Description of the task: In the lines below, output everything from the first line through the line containing "import matplotlib.pyplot as plt" exactly as it is. Pictures are not part of the output.

—————

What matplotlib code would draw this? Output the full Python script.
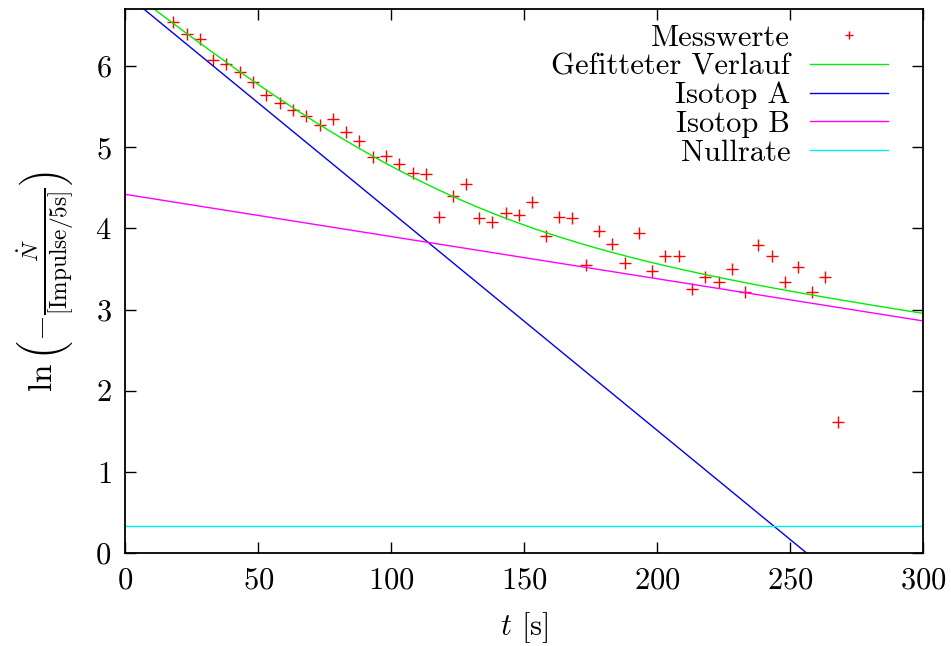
import numpy as np
import matplotlib
matplotlib.use("Agg")
import matplotlib.pyplot as plt

plt.rcParams['font.family'] = 'serif'
plt.rcParams['font.serif'] = ['cmr10', 'DejaVu Serif']
plt.rcParams['mathtext.fontset'] = 'cm'
plt.rcParams['axes.formatter.use_mathtext'] = True

# measured values
t_mess = [18, 23, 28, 33, 38, 43, 48, 53, 58, 63, 68, 73, 78, 83, 88, 93, 98,
          103, 108, 113, 118, 123, 128, 133, 138, 143, 148, 153, 158, 163, 168,
          173, 178, 183, 188, 193, 198, 203, 208, 213, 218, 223, 228, 233, 238,
          243, 248, 253, 258, 263, 268]
ln_rate = [6.54, 6.40, 6.33, 6.07, 6.03, 5.93, 5.81, 5.65, 5.54, 5.46, 5.39,
           5.28, 5.35, 5.19, 5.08, 4.88, 4.89, 4.80, 4.68, 4.67, 4.14, 4.40,
           4.55, 4.13, 4.08, 4.19, 4.16, 4.33, 3.91, 4.14, 4.13, 3.55, 3.97,
           3.81, 3.58, 3.95, 3.47, 3.66, 3.66, 3.26, 3.40, 3.34, 3.50, 3.22,
           3.79, 3.66, 3.34, 3.53, 3.22, 3.40, 1.62]

# fit parameters (ln N = a - lambda t)
a_A, lam_A = 6.89, 0.0269
a_B, lam_B = 4.42, 0.0052
c_null = 0.333

t = np.linspace(0, 300, 600)
iso_A = a_A - lam_A * t
iso_B = a_B - lam_B * t
null = np.full_like(t, c_null)
fit = np.log(np.exp(iso_A) + np.exp(iso_B) + np.exp(null))

fig = plt.figure(figsize=(9.51, 6.46), dpi=100)
ax = fig.add_axes([0.1318, 0.1438, 0.971 - 0.1318, 0.9856 - 0.1438])

ax.plot(t_mess, ln_rate, '+', color='red', ms=9, mew=1.0, label='Messwerte')
ax.plot(t, fit, '-', color='#00ee00', lw=1.0, label='Gefitteter Verlauf')
ax.plot(t, iso_A, '-', color='#0000ee', lw=1.0, label='Isotop A')
ax.plot(t, iso_B, '-', color='#ff00ff', lw=1.0, label='Isotop B')
ax.plot(t, null, '-', color='#00eeee', lw=1.0, label='Nullrate')

ax.set_xlim(0, 300)
ax.set_ylim(0, 6.7)
ax.set_xticks([0, 50, 100, 150, 200, 250, 300])
ax.set_yticks([0, 1, 2, 3, 4, 5, 6])
ax.tick_params(direction='in', length=8, width=1, top=True, right=True,
               labelsize=22, pad=10)
for s in ax.spines.values():
    s.set_linewidth(1.3)

ax.set_xlabel(r'$t$ [s]', fontsize=22, labelpad=11)
ax.set_ylabel(r'$\ln\left(-\frac{\dot{N}}{[\mathrm{Impulse}/5\mathrm{s}]}\right)$',
              fontsize=24, labelpad=14)

leg = ax.legend(loc='upper right', bbox_to_anchor=(0.9555, 0.972),
                frameon=False, fontsize=22, markerfirst=False,
                handlelength=2.55, labelspacing=0.04, borderpad=0,
                borderaxespad=0, markerscale=0.7, handletextpad=0.65)
for txt in leg.get_texts():
    txt.set_ha('right')
leg._legend_box.align = 'right'

fig.savefig('out.png', dpi=100)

—————

Worked answer:
What matplotlib code would draw this? Output the full Python script.
import numpy as np
import matplotlib
matplotlib.use("Agg")
import matplotlib.pyplot as plt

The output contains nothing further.